I have a split feed off the roof with three downcomers and, for whatever reason, the signal in one room is inadequate. A cheap booster in the room remedied that.

I'm watching less terrestrial TV now that I have decent FTTC broadband. I'm tempted to replace the external aeriel with a freesat dish when I get the stack that carries it repointed.

Reply to
newshound

Why would you need to put a dish on a chimney stack? It only needs a clear view of the sky towards the satellite cluster at 28.2E. The dish could even be mounted on the ground. The signal from the satellite has already travelled 25+ thousand miles so a few more feet in mounting height is going to make no difference.

Reply to
alan_m

Yes, I've done that. Routing the (decent) cable through the house took me a while, but well worth it in terms of the unsightly cable draping down the wall and the aerial on the roof (conservation area). Very rarely some channels drop signal for a few moments (usually in rainy weather) but not enough to become unwatchable.

Reply to
RJH

low flying Apache choppers and F15s are a bugger here.

Other houses I have been in suffer from wildly waving trees. The digital decoders are very good at sorting out and cancelling static multipath, but not variable multipath.

Reply to
The Natural Philosopher

I didn't mean to imply that I would. The stack work will require aeriel removal; the attraction of a dish is, as you say, precisely that I can find a more accessible location, with a feed straight into the house and a distribution hub inside. Although I can't quite do ground level (except at the end of the garden) because of neighbouring buildings and trees.

Reply to
newshound

Distribution hub. For satellite? I dont think so

Reply to
The Natural Philosopher

There are various methods of distributing the output(s) from a single LNB to multiple satellite receivers, or using a unicable LNB to connect to multiple receivers.

Reply to
alan_m

I'd heard about the effect of rain on satellite TV reception but I'd never paid much attention until there was a monsoon-level downpour the other day, peaking at nearly 200 mm/hour. I'd been recording something at the time and I noticed that there was a major dropout for about 10 mins. Comparison of times against the rainfall graph on my weather station, all became clear - or rather, all became obscured by rainfall ;-)
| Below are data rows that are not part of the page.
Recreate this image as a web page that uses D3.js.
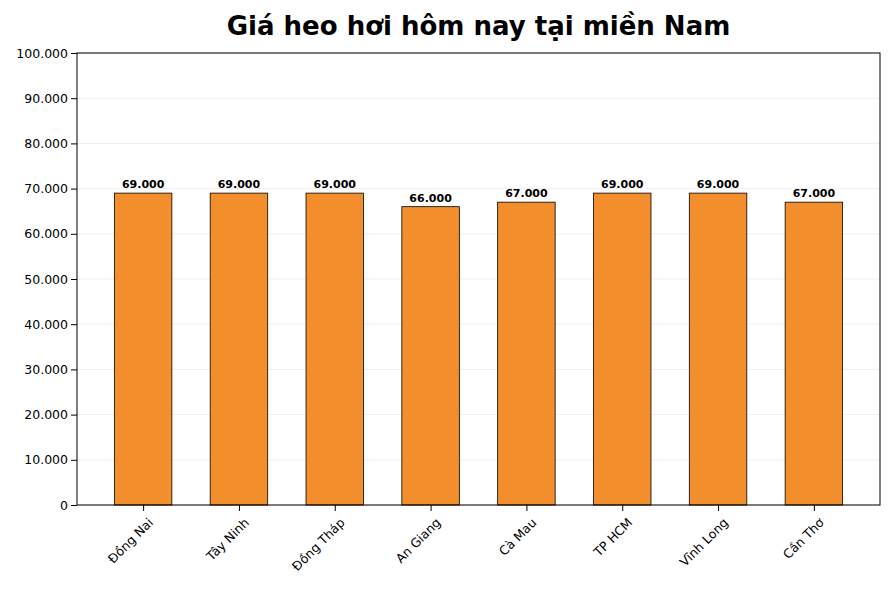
<!DOCTYPE html>
<html><head><meta charset="utf-8">
<script src="https://cdn.jsdelivr.net/npm/d3@7"></script>
<style>body{margin:0;background:#fff}text{font-family:"DejaVu Sans",sans-serif}</style>
</head><body><svg id="c" width="889" height="589"></svg>
<script>
const provinces = ["Đồng Nai","Tây Ninh","Đồng Tháp","An Giang","Cà Mau","TP HCM","Vĩnh Long","Cần Thơ"];
const prices = [69000,69000,69000,66000,67000,69000,69000,67000];
const yTicks = [0,10000,20000,30000,40000,50000,60000,70000,80000,90000,100000];

const fmt = v => v.toLocaleString("de-DE");
const L = 77, R = 880, T = 53, B = 505;
const svg = d3.select("#c");
const x = d3.scaleLinear().domain([-0.69, 7.69]).range([L, R]);
const y = d3.scaleLinear().domain([0, 100000]).range([B, T]);
const bw = x(0.6) - x(0);

// grid
svg.append("g").selectAll("line").data(yTicks).join("line")
  .attr("x1", L).attr("x2", R).attr("y1", d => y(d)).attr("y2", d => y(d))
  .attr("stroke", "#ebebeb").attr("stroke-width", 0.8);

svg.append("g").selectAll("rect").data(prices).join("rect")
  .attr("x", (d, i) => x(i) - bw / 2).attr("width", bw)
  .attr("y", d => y(d)).attr("height", d => B - y(d))
  .attr("fill", "#f28e2b").attr("stroke", "#000").attr("stroke-width", 0.8);

svg.append("g").selectAll("text").data(prices).join("text")
  .attr("x", (d, i) => x(i)).attr("y", d => y(d) - 5)
  .attr("text-anchor", "middle").attr("font-size", 11).attr("font-weight", "bold")
  .text(fmt);

const ya = svg.append("g").attr("transform", `translate(${L},0)`)
  .call(d3.axisLeft(y).tickValues(yTicks).tickFormat(fmt).tickSizeOuter(0));
ya.selectAll("text").attr("font-size", 12.5).attr("fill", "#000");
ya.select(".domain").remove();

const xa = svg.append("g").attr("transform", `translate(0,${B})`)
  .call(d3.axisBottom(x).tickValues(d3.range(provinces.length)).tickFormat(i => provinces[i]).tickSizeOuter(0));
xa.select(".domain").remove();
xa.selectAll("text").attr("font-size", 12.5).attr("fill", "#000")
  .attr("text-anchor", "end").attr("dx", 0).attr("dy", 0)
  .attr("transform", "translate(4,12) rotate(-45)");

svg.append("rect").attr("x", L).attr("y", T).attr("width", R - L).attr("height", B - T)
  .attr("fill", "none").attr("stroke", "#000").attr("stroke-width", 1);

svg.append("text").attr("x", (L + R) / 2).attr("y", 35).attr("text-anchor", "middle")
  .attr("font-size", 26).attr("font-weight", "bold").text("Giá heo hơi hôm nay tại miền Nam");
</script></body></html>
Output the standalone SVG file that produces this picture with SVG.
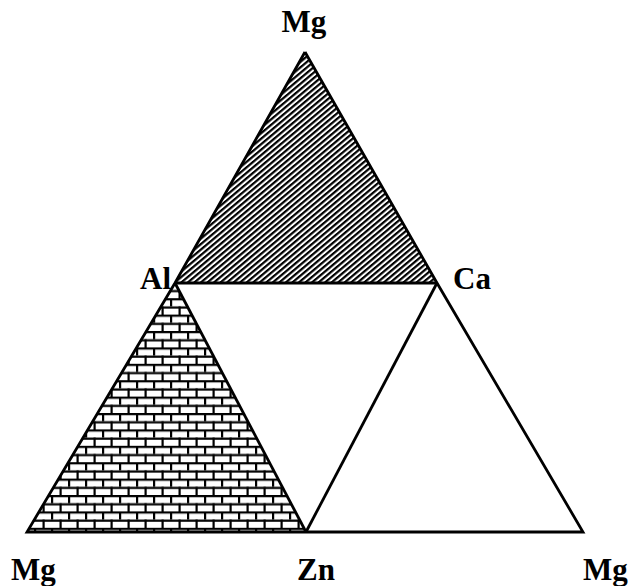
<svg xmlns="http://www.w3.org/2000/svg" width="631" height="586" viewBox="0 0 631 586">
<style>
.lbl{font-family:"Liberation Serif","Times New Roman",serif;font-weight:bold;font-size:31px;fill:#000}
.edge{fill:none;stroke:#000;stroke-width:2.8;stroke-linejoin:miter}
</style>
<defs>
<pattern id="hatch" patternUnits="userSpaceOnUse" width="8" height="4.2" patternTransform="rotate(-40)">
<rect width="8" height="4.2" fill="#fff"/>
<rect y="0" width="8" height="2.2" fill="#000"/>
</pattern>
<pattern id="brick" patternUnits="userSpaceOnUse" width="17" height="16.4" x="0" y="3">
<rect width="17" height="16.4" fill="#fff"/>
<rect x="0" y="0" width="17" height="2.2" fill="#000"/>
<rect x="0" y="8.2" width="17" height="2.2" fill="#000"/>
<rect x="0" y="0" width="2.2" height="8.2" fill="#000"/>
<rect x="8.5" y="8.2" width="2.2" height="8.2" fill="#000"/>
</pattern>
</defs>
<g id="region-top">
<polygon points="305,52 175,283 437,283" fill="url(#hatch)"/>
</g>
<g id="region-left">
<polygon points="175,283 27,532 306,532" fill="url(#brick)"/>
</g>
<g id="connectors">
<polyline class="edge" points="305,52 175,283 27,532 583,532 437,283 305,52"/>
<line class="edge" x1="175" y1="283" x2="437" y2="283"/>
<line class="edge" x1="175" y1="283" x2="306" y2="532"/>
<line class="edge" x1="437" y1="283" x2="306" y2="532"/>
</g>
<g id="label-mg-top"><text class="lbl" x="304" y="32" text-anchor="middle">Mg</text></g>
<g id="label-al"><text class="lbl" x="171" y="289" text-anchor="end">Al</text></g>
<g id="label-ca"><text class="lbl" x="453" y="289">Ca</text></g>
<g id="label-mg-left"><text class="lbl" x="11" y="580">Mg</text></g>
<g id="label-zn"><text class="lbl" x="297" y="580">Zn</text></g>
<g id="label-mg-right"><text class="lbl" x="583" y="580">Mg</text></g>
</svg>
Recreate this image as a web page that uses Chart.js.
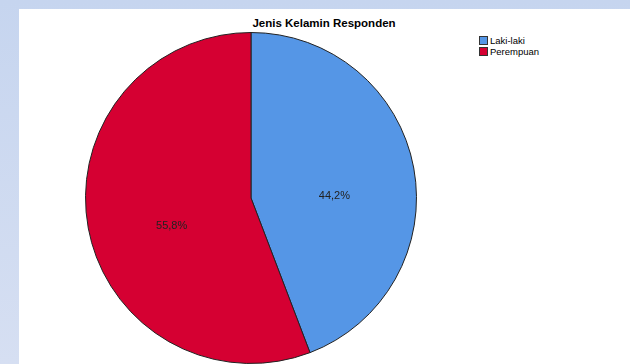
<!DOCTYPE html>
<html>
<head>
<meta charset="utf-8">
<script src="https://cdn.jsdelivr.net/npm/chart.js@4"></script>
<style>
  html, body { margin:0; padding:0; }
  body { width:630px; height:364px; overflow:hidden; position:relative;
         background: linear-gradient(to bottom, #c6d5ef 0%, #d6dff2 100%);
         font-family: "Liberation Sans", Arial, sans-serif; }
  #panel { position:absolute; left:19px; top:9px; width:611px; height:355px; background:#ffffff; }
  #c { position:absolute; left:0; top:0; }
  #title { position:absolute; left:224px; width:200px; top:17px; text-align:center;
           font-weight:bold; font-size:11.5px; color:#000; }
  .leg { position:absolute; left:479px; font-size:9.5px; color:#000; line-height:11px; white-space:nowrap; }
  .leg span.box { display:inline-block; width:7px; height:7px; border:1px solid #333; vertical-align:-1px; margin-right:2px; }
</style>
</head>
<body>
<div id="panel"></div>
<div id="title">Jenis Kelamin Responden</div>
<div class="leg" id="leg0" style="top:35px"></div>
<div class="leg" id="leg1" style="top:46px"></div>
<canvas id="c" width="630" height="364"></canvas>
<script>
const categories = ["Laki-laki", "Perempuan"];
const values = [44.2, 55.8];
const valueLabels = ["44,2%", "55,8%"];
const colors = ["#5596e6", "#d50032"];

categories.forEach((c, i) => {
  const el = document.getElementById("leg" + i);
  el.innerHTML = '<span class="box" style="background:' + colors[i] + '"></span>' + c;
});

const labelPlugin = {
  id: "sliceLabels",
  afterDatasetsDraw(chart) {
    const ctx = chart.ctx;
    const meta = chart.getDatasetMeta(0);
    ctx.save();
    ctx.font = "11px 'Liberation Sans', Arial, sans-serif";
    ctx.fillStyle = "#222";
    ctx.textAlign = "center";
    ctx.textBaseline = "middle";
    meta.data.forEach((arc, i) => {
      const p = arc.getProps(["x", "y", "startAngle", "endAngle", "outerRadius"], true);
      const mid = (p.startAngle + p.endAngle) / 2;
      const r = p.outerRadius * 0.5;
      ctx.fillText(valueLabels[i], p.x + Math.cos(mid) * r + 2, p.y + Math.sin(mid) * r + 13);
    });
    ctx.restore();
  }
};

new Chart(document.getElementById("c"), {
  type: "pie",
  data: {
    labels: categories,
    datasets: [{
      data: values,
      backgroundColor: colors,
      borderColor: "#222",
      borderWidth: 1
    }]
  },
  options: {
    responsive: false,
    animation: false,
    layout: { padding: { left: 85, right: 213, top: 32, bottom: 0 } },
    plugins: {
      legend: { display: false },
      title: { display: false },
      tooltip: { enabled: false }
    }
  },
  plugins: [labelPlugin]
});
</script>
</body>
</html>
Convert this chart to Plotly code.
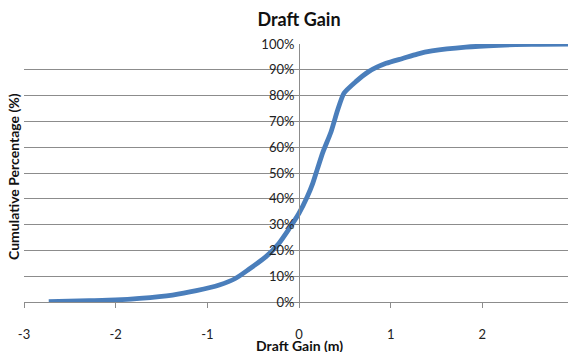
import plotly.graph_objects as go

# Cumulative distribution of draft gain
draft_gain_m = [-2.73, -2.29, -2.0, -1.74, -1.38, -1.12, -0.87, -0.69, -0.55, -0.36,
                -0.22, -0.11, 0.0, 0.09, 0.15, 0.2, 0.26, 0.35, 0.42, 0.49,
                0.62, 0.76, 0.95, 1.13, 1.29, 1.45, 1.82, 2.18, 2.54, 2.98]
cumulative_pct = [0.1, 0.5, 0.8, 1.4, 2.7, 4.4, 6.6, 9.2, 12.6, 17.6,
                  22.7, 28.3, 34.4, 40.8, 46.0, 51.5, 58.0, 66.0, 74.2, 80.9,
                  85.4, 89.3, 92.5, 94.4, 96.1, 97.3, 98.8, 99.5, 99.9, 100.0]

x_ticks = [-3, -2, -1, 0, 1, 2, 3]
y_ticks = [0, 10, 20, 30, 40, 50, 60, 70, 80, 90, 100]
y_tick_labels = [f"{v}%" for v in y_ticks]

FONT = "Lato, 'Open Sans', sans-serif"
GRID = "#8c8c8c"
OFF = 8  # page body margin offset

fig = go.Figure()
fig.add_trace(go.Scatter(
    x=draft_gain_m, y=cumulative_pct, mode="lines",
    line=dict(color="#4a7ebb", width=4.8, shape="spline", smoothing=0.6),
    showlegend=False, hoverinfo="skip",
))

W = 576
H = 352 - OFF
fig.update_layout(
    width=W, height=H,
    margin=dict(l=24 - OFF, r=W - (574 - OFF), t=44 - OFF, b=H - (302 - OFF),
                autoexpand=False),
    paper_bgcolor="white", plot_bgcolor="white",
    font=dict(family=FONT, size=13, color="#222"),
    title=dict(text="<b>Draft Gain</b>", x=0.5, xref="paper", y=1 - (20 - OFF) / H,
               yanchor="middle", xanchor="center", automargin=False,
               font=dict(family=FONT, size=18, color="#111")),
    xaxis=dict(
        range=[-3, 3], tickvals=x_ticks, ticktext=[str(v) for v in x_ticks],
        showgrid=False, zeroline=False, automargin=False,
        showline=True, linecolor=GRID, linewidth=1,
        ticks="outside", ticklen=5, tickcolor=GRID, tickwidth=1,
        ticklabelstandoff=15,
        tickfont=dict(family=FONT, size=13, color="#222"),
    ),
    yaxis=dict(
        range=[0, 100], tickvals=y_ticks, ticktext=y_tick_labels,
        anchor="free", position=0.5, automargin=False,
        showgrid=True, gridcolor=GRID, gridwidth=1,
        zeroline=False, showline=True, linecolor=GRID, linewidth=1,
        ticks="", ticklabelstandoff=2,
        tickfont=dict(family=FONT, size=13, color="#222"),
    ),
    annotations=[
        dict(text="<b>Draft Gain (m)</b>", xref="paper", yref="paper",
             x=0.5, y=(302 - 345) / 258, xanchor="center", yanchor="middle",
             showarrow=False, font=dict(family=FONT, size=14, color="#111")),
        dict(text="<b>Cumulative Percentage (%)</b>", xref="paper", yref="paper",
             x=(13 - 24) / 550, y=(302 - 177) / 258, xanchor="center", yanchor="middle",
             textangle=-90, showarrow=False,
             font=dict(family=FONT, size=14, color="#111")),
    ],
)

fig.write_html("out.html")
It would be good if PVRs (and PVR software such as TVHeadend) had the ability to try a different tuner (eg terrestrial rather than satellite) if they find that the selected one is dropping out very badly. I'll have to suggest it to the TVHeadend people, though I doubt they'll think it's a good idea: whenever I suggest enhancements they rubbish them :-(

Reply to
NY

Not for conventiuonal LNBs. You do know what an LNB is dont you?

Its a tuner head. It is sent a signal to set it to one satellite frequency and polarisation only, It cannot manage two frequencies or polarisations at once.

There are lnb assemblies that combine their signals into one downlead, but they are not manageable by most devices.

Reply to
The Natural Philosopher

Slight misunderstanding here. The traditional Sky[1] LNB had two possible local oscillator frequencies (Sky Q has one, which makes it even simpler[2]) and two possible polarisations. But having chosen one of these 4 alternatives then what is presented is a few hundred MHz around 1GHz, converted from the downlink at around 10GHz. Any subsequent tuner(s) can select any channel multiplexed in this several hundred MHz, without affecting another tuner using a different part of the IF bandwidth.

The most comprehensive distribution system simply uses a quad LNB, tuned to each of the 4 IF bands which are amplified and distributed as a pseudo-LNB signal which responds to the same signals as the LNB to select which IF band to present. A tuner can use one to 4 of these at a time, but obviously needs one coax connection for each; just as though it were directly connected to the LNB, but does not directly switch the LNB outputs.

  1. FreeSAT uses functionallly identical, or the same, LNBs as Sky
  2. Sky Q uses an IF bandwidth twice as wide (which used to be hard to tune in analogue days) so only one local oscillator frequency, but two polarisation alternatives
Reply to
Roger Hayter

Yes, you need Quattro LNB's followed by a multiswitch to distribute siganls around the house.